▶ _Task brief_: The data below should be printed in full, exactly, and without any of its images.

▶ _Information supplied_:
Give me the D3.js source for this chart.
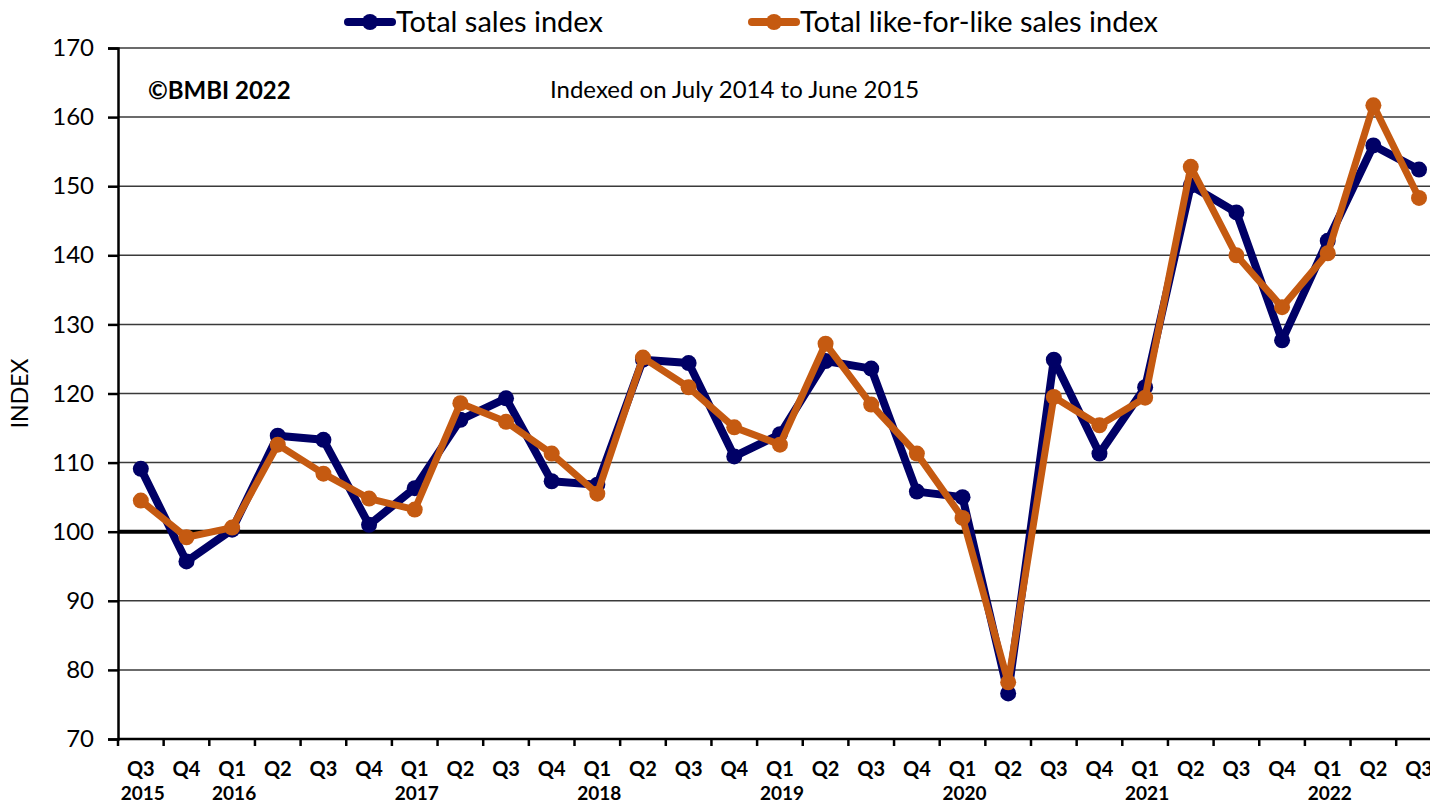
<!DOCTYPE html>
<html>
<head>
<meta charset="utf-8">
<script src="https://cdn.jsdelivr.net/npm/d3@7"></script>
<style>
  body { margin: 0; background: #fff; }
  svg { display: block; font-family: Lato, "Open Sans", sans-serif; }
</style>
</head>
<body>
<svg id="chart" width="1430" height="804"></svg>
<script>
const quarters = ["Q3","Q4","Q1","Q2","Q3","Q4","Q1","Q2","Q3","Q4","Q1","Q2","Q3","Q4","Q1","Q2","Q3","Q4","Q1","Q2","Q3","Q4","Q1","Q2","Q3","Q4","Q1","Q2","Q3"];
const years = [{i: 0, label: "2015"}, {i: 2, label: "2016"}, {i: 6, label: "2017"}, {i: 10, label: "2018"},
    {i: 14, label: "2019"}, {i: 18, label: "2020"}, {i: 22, label: "2021"}, {i: 26, label: "2022"}];
const totalSales = [109.1, 95.7, 100.3, 113.9, 113.3, 101.0, 106.3, 116.2, 119.3, 107.3, 106.8, 124.9, 124.4, 110.9, 114.1,
    124.7, 123.6, 105.8, 105.0, 76.6, 124.9, 111.3, 120.9, 150.1, 146.2, 127.7, 142.1, 155.9, 152.4];
const lflSales = [104.5, 99.2, 100.6, 112.6, 108.4, 104.8, 103.2, 118.6, 115.9, 111.3, 105.5, 125.2, 120.9, 115.1, 112.6,
    127.2, 118.4, 111.3, 102.0, 78.2, 119.5, 115.4, 119.4, 152.8, 140.0, 132.5, 140.3, 161.7, 148.3];
const yTicks = [70, 80, 90, 100, 110, 120, 130, 140, 150, 160, 170];

const navy = "#000066", orange = "#c55a11";
const svg = d3.select("#chart");
const margin = {left: 118, top: 48, bottom: 739};
const step = 45.65;

const x = d3.scaleBand().domain(d3.range(quarters.length))
    .range([margin.left, margin.left + step * quarters.length]).padding(0);
const y = d3.scaleLinear().domain([70, 170]).range([margin.bottom, margin.top]);
const cx = (i) => x(i) + x.bandwidth() / 2;

// grid
svg.append("g")
    .selectAll("line")
    .data(yTicks.filter(d => d > 70 && d !== 100))
    .join("line")
    .attr("x1", margin.left).attr("x2", 1430)
    .attr("y1", d => y(d)).attr("y2", d => y(d))
    .attr("stroke", "#3a3a3a")
    .attr("stroke-width", 1.5);

svg.append("line")
    .attr("x1", margin.left).attr("x2", 1430)
    .attr("y1", y(100)).attr("y2", y(100))
    .attr("stroke", "#000")
    .attr("stroke-width", 4);

// y axis
const yAxis = svg.append("g")
    .attr("transform", `translate(${margin.left},0)`)
    .call(d3.axisLeft(y).tickValues(yTicks).tickSize(10).tickPadding(14));
yAxis.select(".domain").attr("stroke-width", 2.5);
yAxis.selectAll(".tick line").attr("stroke-width", 2.5);
yAxis.selectAll("text")
    .style("font-size", "24px")
    .style("font-family", "Lato, sans-serif")
    .attr("fill", "#000");

// x axis
const xAxis = svg.append("g")
    .attr("transform", `translate(0,${margin.bottom})`);
xAxis.append("line")
    .attr("x1", margin.left).attr("x2", 1430)
    .attr("stroke", "#000").attr("stroke-width", 2.5);
xAxis.selectAll(".xtick")
    .data(d3.range(quarters.length))
    .join("line")
    .attr("class", "xtick")
    .attr("x1", d => x(d)).attr("x2", d => x(d))
    .attr("y1", 0).attr("y2", 7)
    .attr("stroke", "#000").attr("stroke-width", 2.5);
xAxis.selectAll(".qlabel")
    .data(quarters)
    .join("text")
    .attr("class", "qlabel")
    .attr("x", (d, i) => cx(i))
    .attr("y", 37)
    .attr("text-anchor", "middle")
    .style("font-size", "20px")
    .style("font-weight", "bold")
    .text(d => d);
xAxis.selectAll(".ylabel")
    .data(years)
    .join("text")
    .attr("class", "ylabel")
    .attr("x", d => cx(d.i) + 2)
    .attr("y", 61)
    .attr("text-anchor", "middle")
    .style("font-size", "19px")
    .style("font-weight", "bold")
    .text(d => d.label);

// y title
svg.append("text")
    .attr("transform", `translate(28,${y(120)}) rotate(-90)`)
    .attr("text-anchor", "middle")
    .style("font-size", "23px")
    .text("INDEX");

// series
const series = [
    {name: "Total sales index", values: totalSales, color: navy, width: 8, r: 8},
    {name: "Total like-for-like sales index", values: lflSales, color: orange, width: 7, r: 8}
];
const line = d3.line().x((d, i) => cx(i)).y(d => y(d));

series.forEach(s => {
    const g = svg.append("g");
    g.append("path")
        .attr("d", line(s.values))
        .attr("fill", "none")
        .attr("stroke", s.color)
        .attr("stroke-width", s.width)
        .attr("stroke-linejoin", "round");
    g.selectAll("circle")
        .data(s.values)
        .join("circle")
        .attr("cx", (d, i) => cx(i))
        .attr("cy", d => y(d))
        .attr("r", s.r)
        .attr("fill", s.color);
});

// annotations
svg.append("text")
    .attr("x", 148).attr("y", 99)
    .style("font-size", "24px")
    .style("font-weight", "bold")
    .text("©BMBI 2022");
svg.append("text")
    .attr("x", 550).attr("y", 98)
    .style("font-size", "24px")
    .text("Indexed on July 2014 to June 2015");

// legend
const legend = svg.append("g")
    .selectAll("g")
    .data(series)
    .join("g")
    .attr("transform", (d, i) => `translate(${i === 0 ? 348 : 752},22)`);
legend.append("line")
    .attr("x1", 0).attr("x2", 44)
    .attr("stroke", d => d.color)
    .attr("stroke-width", 8)
    .attr("stroke-linecap", "round");
legend.append("circle")
    .attr("cx", 22).attr("r", 8)
    .attr("fill", d => d.color);
legend.append("text")
    .attr("x", 48).attr("dy", "0.35em")
    .style("font-size", "29px")
    .text(d => d.name);
</script>
</body>
</html>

▶ _Task response_:
Give me the D3.js source for this chart.
<!DOCTYPE html>
<html>
<head>
<meta charset="utf-8">
<script src="https://cdn.jsdelivr.net/npm/d3@7"></script>
<style>
  body { margin: 0; background: #fff; }
  svg { display: block; font-family: Lato, "Open Sans", sans-serif; }
</style>
</head>
<body>
<svg id="chart" width="1430" height="804"></svg>
<script>
const quarters = ["Q3","Q4","Q1","Q2","Q3","Q4","Q1","Q2","Q3","Q4","Q1","Q2","Q3","Q4","Q1","Q2","Q3","Q4","Q1","Q2","Q3","Q4","Q1","Q2","Q3","Q4","Q1","Q2","Q3"];
const years = [{i: 0, label: "2015"}, {i: 2, label: "2016"}, {i: 6, label: "2017"}, {i: 10, label: "2018"},
    {i: 14, label: "2019"}, {i: 18, label: "2020"}, {i: 22, label: "2021"}, {i: 26, label: "2022"}];
const totalSales = [109.1, 95.7, 100.3, 113.9, 113.3, 101.0, 106.3, 116.2, 119.3, 107.3, 106.8, 124.9, 124.4, 110.9, 114.1,
    124.7, 123.6, 105.8, 105.0, 76.6, 124.9, 111.3, 120.9, 150.1, 146.2, 127.7, 142.1, 155.9, 152.4];
const lflSales = [104.5, 99.2, 100.6, 112.6, 108.4, 104.8, 103.2, 118.6, 115.9, 111.3, 105.5, 125.2, 120.9, 115.1, 112.6,
    127.2, 118.4, 111.3, 102.0, 78.2, 119.5, 115.4, 119.4, 152.8, 140.0, 132.5, 140.3, 161.7, 148.3];
const yTicks = [70, 80, 90, 100, 110, 120, 130, 140, 150, 160, 170];

const navy = "#000066", orange = "#c55a11";
const svg = d3.select("#chart");
const margin = {left: 118, top: 48, bottom: 739};
const step = 45.65;

const x = d3.scaleBand().domain(d3.range(quarters.length))
    .range([margin.left, margin.left + step * quarters.length]).padding(0);
const y = d3.scaleLinear().domain([70, 170]).range([margin.bottom, margin.top]);
const cx = (i) => x(i) + x.bandwidth() / 2;

// grid
svg.append("g")
    .selectAll("line")
    .data(yTicks.filter(d => d > 70 && d !== 100))
    .join("line")
    .attr("x1", margin.left).attr("x2", 1430)
    .attr("y1", d => y(d)).attr("y2", d => y(d))
    .attr("stroke", "#3a3a3a")
    .attr("stroke-width", 1.5);

svg.append("line")
    .attr("x1", margin.left).attr("x2", 1430)
    .attr("y1", y(100)).attr("y2", y(100))
    .attr("stroke", "#000")
    .attr("stroke-width", 4);

// y axis
const yAxis = svg.append("g")
    .attr("transform", `translate(${margin.left},0)`)
    .call(d3.axisLeft(y).tickValues(yTicks).tickSize(10).tickPadding(14));
yAxis.select(".domain").attr("stroke-width", 2.5);
yAxis.selectAll(".tick line").attr("stroke-width", 2.5);
yAxis.selectAll("text")
    .style("font-size", "24px")
    .style("font-family", "Lato, sans-serif")
    .attr("fill", "#000");

// x axis
const xAxis = svg.append("g")
    .attr("transform", `translate(0,${margin.bottom})`);
xAxis.append("line")
    .attr("x1", margin.left).attr("x2", 1430)
    .attr("stroke", "#000").attr("stroke-width", 2.5);
xAxis.selectAll(".xtick")
    .data(d3.range(quarters.length))
    .join("line")
    .attr("class", "xtick")
    .attr("x1", d => x(d)).attr("x2", d => x(d))
    .attr("y1", 0).attr("y2", 7)
    .attr("stroke", "#000").attr("stroke-width", 2.5);
xAxis.selectAll(".qlabel")
    .data(quarters)
    .join("text")
    .attr("class", "qlabel")
    .attr("x", (d, i) => cx(i))
    .attr("y", 37)
    .attr("text-anchor", "middle")
    .style("font-size", "20px")
    .style("font-weight", "bold")
    .text(d => d);
xAxis.selectAll(".ylabel")
    .data(years)
    .join("text")
    .attr("class", "ylabel")
    .attr("x", d => cx(d.i) + 2)
    .attr("y", 61)
    .attr("text-anchor", "middle")
    .style("font-size", "19px")
    .style("font-weight", "bold")
    .text(d => d.label);

// y title
svg.append("text")
    .attr("transform", `translate(28,${y(120)}) rotate(-90)`)
    .attr("text-anchor", "middle")
    .style("font-size", "23px")
    .text("INDEX");

// series
const series = [
    {name: "Total sales index", values: totalSales, color: navy, width: 8, r: 8},
    {name: "Total like-for-like sales index", values: lflSales, color: orange, width: 7, r: 8}
];
const line = d3.line().x((d, i) => cx(i)).y(d => y(d));

series.forEach(s => {
    const g = svg.append("g");
    g.append("path")
        .attr("d", line(s.values))
        .attr("fill", "none")
        .attr("stroke", s.color)
        .attr("stroke-width", s.width)
        .attr("stroke-linejoin", "round");
    g.selectAll("circle")
        .data(s.values)
        .join("circle")
        .attr("cx", (d, i) => cx(i))
        .attr("cy", d => y(d))
        .attr("r", s.r)
        .attr("fill", s.color);
});

// annotations
svg.append("text")
    .attr("x", 148).attr("y", 99)
    .style("font-size", "24px")
    .style("font-weight", "bold")
    .text("©BMBI 2022");
svg.append("text")
    .attr("x", 550).attr("y", 98)
    .style("font-size", "24px")
    .text("Indexed on July 2014 to June 2015");

// legend
const legend = svg.append("g")
    .selectAll("g")
    .data(series)
    .join("g")
    .attr("transform", (d, i) => `translate(${i === 0 ? 348 : 752},22)`);
legend.append("line")
    .attr("x1", 0).attr("x2", 44)
    .attr("stroke", d => d.color)
    .attr("stroke-width", 8)
    .attr("stroke-linecap", "round");
legend.append("circle")
    .attr("cx", 22).attr("r", 8)
    .attr("fill", d => d.color);
legend.append("text")
    .attr("x", 48).attr("dy", "0.35em")
    .style("font-size", "29px")
    .text(d => d.name);
</script>
</body>
</html>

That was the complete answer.